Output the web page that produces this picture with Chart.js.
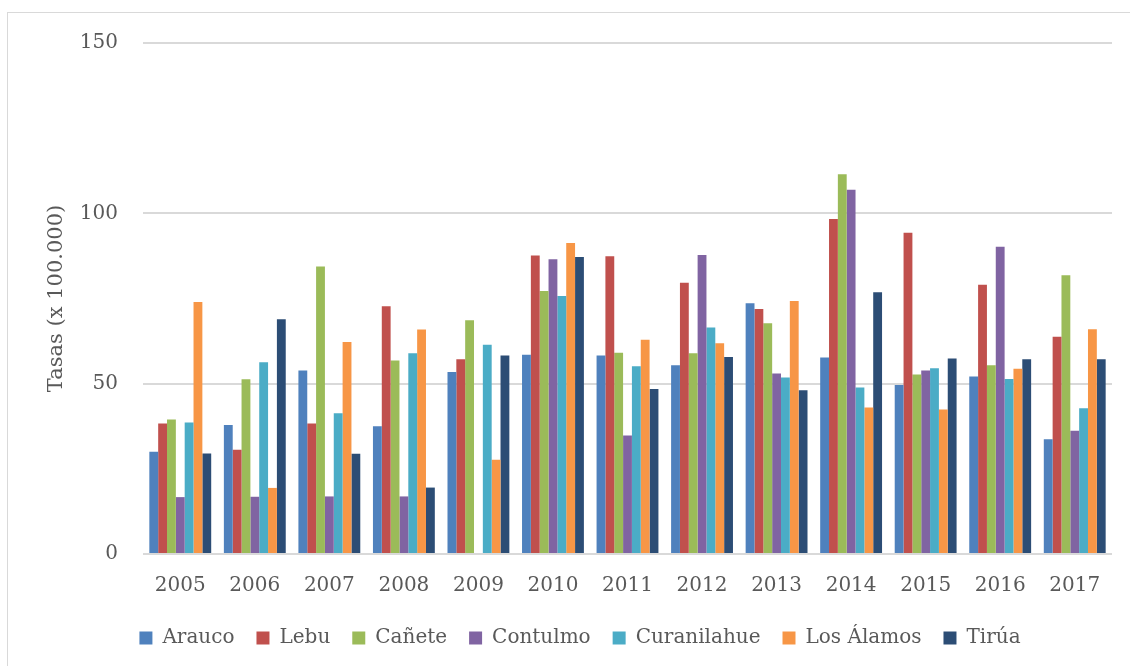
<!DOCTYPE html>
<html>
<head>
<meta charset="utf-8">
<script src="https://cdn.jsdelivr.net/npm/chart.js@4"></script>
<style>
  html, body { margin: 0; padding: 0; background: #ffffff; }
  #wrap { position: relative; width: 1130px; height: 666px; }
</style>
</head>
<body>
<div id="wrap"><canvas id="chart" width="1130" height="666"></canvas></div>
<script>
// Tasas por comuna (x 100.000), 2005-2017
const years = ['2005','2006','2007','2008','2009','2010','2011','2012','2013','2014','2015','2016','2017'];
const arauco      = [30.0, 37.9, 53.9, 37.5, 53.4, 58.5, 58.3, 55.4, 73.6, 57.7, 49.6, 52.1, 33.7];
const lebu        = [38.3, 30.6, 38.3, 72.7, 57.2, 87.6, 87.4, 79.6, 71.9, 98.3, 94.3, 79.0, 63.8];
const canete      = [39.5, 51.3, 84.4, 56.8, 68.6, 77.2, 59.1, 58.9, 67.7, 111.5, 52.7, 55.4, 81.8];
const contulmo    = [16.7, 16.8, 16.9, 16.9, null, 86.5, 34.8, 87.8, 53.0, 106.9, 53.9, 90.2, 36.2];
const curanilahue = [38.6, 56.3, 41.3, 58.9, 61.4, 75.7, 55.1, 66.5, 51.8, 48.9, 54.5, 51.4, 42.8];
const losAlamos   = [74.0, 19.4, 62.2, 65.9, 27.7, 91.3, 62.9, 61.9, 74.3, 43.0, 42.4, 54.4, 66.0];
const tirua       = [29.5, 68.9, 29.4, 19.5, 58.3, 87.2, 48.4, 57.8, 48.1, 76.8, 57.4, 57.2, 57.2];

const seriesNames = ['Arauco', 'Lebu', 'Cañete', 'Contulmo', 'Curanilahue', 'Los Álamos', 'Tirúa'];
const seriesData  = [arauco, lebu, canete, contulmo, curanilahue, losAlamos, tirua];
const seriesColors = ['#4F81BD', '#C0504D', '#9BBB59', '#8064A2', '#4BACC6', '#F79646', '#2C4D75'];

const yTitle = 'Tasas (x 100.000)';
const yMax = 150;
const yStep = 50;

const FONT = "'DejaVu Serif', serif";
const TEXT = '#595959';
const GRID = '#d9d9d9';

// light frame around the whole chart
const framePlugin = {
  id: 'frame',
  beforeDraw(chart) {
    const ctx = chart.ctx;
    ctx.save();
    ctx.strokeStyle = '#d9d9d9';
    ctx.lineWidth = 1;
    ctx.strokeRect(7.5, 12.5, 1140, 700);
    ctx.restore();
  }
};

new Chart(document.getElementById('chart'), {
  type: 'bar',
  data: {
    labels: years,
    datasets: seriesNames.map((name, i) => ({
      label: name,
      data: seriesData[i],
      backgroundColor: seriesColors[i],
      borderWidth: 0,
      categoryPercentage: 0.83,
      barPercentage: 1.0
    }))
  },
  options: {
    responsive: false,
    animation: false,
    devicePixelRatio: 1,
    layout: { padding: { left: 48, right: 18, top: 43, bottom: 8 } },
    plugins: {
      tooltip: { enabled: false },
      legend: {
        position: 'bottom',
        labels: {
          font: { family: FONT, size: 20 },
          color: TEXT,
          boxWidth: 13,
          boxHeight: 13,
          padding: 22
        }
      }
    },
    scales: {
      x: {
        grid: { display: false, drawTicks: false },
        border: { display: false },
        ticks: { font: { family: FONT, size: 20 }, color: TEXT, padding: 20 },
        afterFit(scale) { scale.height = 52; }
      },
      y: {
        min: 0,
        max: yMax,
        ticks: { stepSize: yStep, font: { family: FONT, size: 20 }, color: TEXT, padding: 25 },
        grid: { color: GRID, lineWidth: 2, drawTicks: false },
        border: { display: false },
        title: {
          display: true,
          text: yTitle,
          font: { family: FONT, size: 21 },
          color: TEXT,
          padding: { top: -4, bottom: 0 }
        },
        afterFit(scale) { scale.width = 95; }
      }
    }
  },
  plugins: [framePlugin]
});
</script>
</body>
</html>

== == ==

What you are asked to do:
Copy out the whole listing exactly, and don't carry over any pictures.

Exercise output:
Output the web page that produces this picture with Chart.js.
<!DOCTYPE html>
<html>
<head>
<meta charset="utf-8">
<script src="https://cdn.jsdelivr.net/npm/chart.js@4"></script>
<style>
  html, body { margin: 0; padding: 0; background: #ffffff; }
  #wrap { position: relative; width: 1130px; height: 666px; }
</style>
</head>
<body>
<div id="wrap"><canvas id="chart" width="1130" height="666"></canvas></div>
<script>
// Tasas por comuna (x 100.000), 2005-2017
const years = ['2005','2006','2007','2008','2009','2010','2011','2012','2013','2014','2015','2016','2017'];
const arauco      = [30.0, 37.9, 53.9, 37.5, 53.4, 58.5, 58.3, 55.4, 73.6, 57.7, 49.6, 52.1, 33.7];
const lebu        = [38.3, 30.6, 38.3, 72.7, 57.2, 87.6, 87.4, 79.6, 71.9, 98.3, 94.3, 79.0, 63.8];
const canete      = [39.5, 51.3, 84.4, 56.8, 68.6, 77.2, 59.1, 58.9, 67.7, 111.5, 52.7, 55.4, 81.8];
const contulmo    = [16.7, 16.8, 16.9, 16.9, null, 86.5, 34.8, 87.8, 53.0, 106.9, 53.9, 90.2, 36.2];
const curanilahue = [38.6, 56.3, 41.3, 58.9, 61.4, 75.7, 55.1, 66.5, 51.8, 48.9, 54.5, 51.4, 42.8];
const losAlamos   = [74.0, 19.4, 62.2, 65.9, 27.7, 91.3, 62.9, 61.9, 74.3, 43.0, 42.4, 54.4, 66.0];
const tirua       = [29.5, 68.9, 29.4, 19.5, 58.3, 87.2, 48.4, 57.8, 48.1, 76.8, 57.4, 57.2, 57.2];

const seriesNames = ['Arauco', 'Lebu', 'Cañete', 'Contulmo', 'Curanilahue', 'Los Álamos', 'Tirúa'];
const seriesData  = [arauco, lebu, canete, contulmo, curanilahue, losAlamos, tirua];
const seriesColors = ['#4F81BD', '#C0504D', '#9BBB59', '#8064A2', '#4BACC6', '#F79646', '#2C4D75'];

const yTitle = 'Tasas (x 100.000)';
const yMax = 150;
const yStep = 50;

const FONT = "'DejaVu Serif', serif";
const TEXT = '#595959';
const GRID = '#d9d9d9';

// light frame around the whole chart
const framePlugin = {
  id: 'frame',
  beforeDraw(chart) {
    const ctx = chart.ctx;
    ctx.save();
    ctx.strokeStyle = '#d9d9d9';
    ctx.lineWidth = 1;
    ctx.strokeRect(7.5, 12.5, 1140, 700);
    ctx.restore();
  }
};

new Chart(document.getElementById('chart'), {
  type: 'bar',
  data: {
    labels: years,
    datasets: seriesNames.map((name, i) => ({
      label: name,
      data: seriesData[i],
      backgroundColor: seriesColors[i],
      borderWidth: 0,
      categoryPercentage: 0.83,
      barPercentage: 1.0
    }))
  },
  options: {
    responsive: false,
    animation: false,
    devicePixelRatio: 1,
    layout: { padding: { left: 48, right: 18, top: 43, bottom: 8 } },
    plugins: {
      tooltip: { enabled: false },
      legend: {
        position: 'bottom',
        labels: {
          font: { family: FONT, size: 20 },
          color: TEXT,
          boxWidth: 13,
          boxHeight: 13,
          padding: 22
        }
      }
    },
    scales: {
      x: {
        grid: { display: false, drawTicks: false },
        border: { display: false },
        ticks: { font: { family: FONT, size: 20 }, color: TEXT, padding: 20 },
        afterFit(scale) { scale.height = 52; }
      },
      y: {
        min: 0,
        max: yMax,
        ticks: { stepSize: yStep, font: { family: FONT, size: 20 }, color: TEXT, padding: 25 },
        grid: { color: GRID, lineWidth: 2, drawTicks: false },
        border: { display: false },
        title: {
          display: true,
          text: yTitle,
          font: { family: FONT, size: 21 },
          color: TEXT,
          padding: { top: -4, bottom: 0 }
        },
        afterFit(scale) { scale.width = 95; }
      }
    }
  },
  plugins: [framePlugin]
});
</script>
</body>
</html>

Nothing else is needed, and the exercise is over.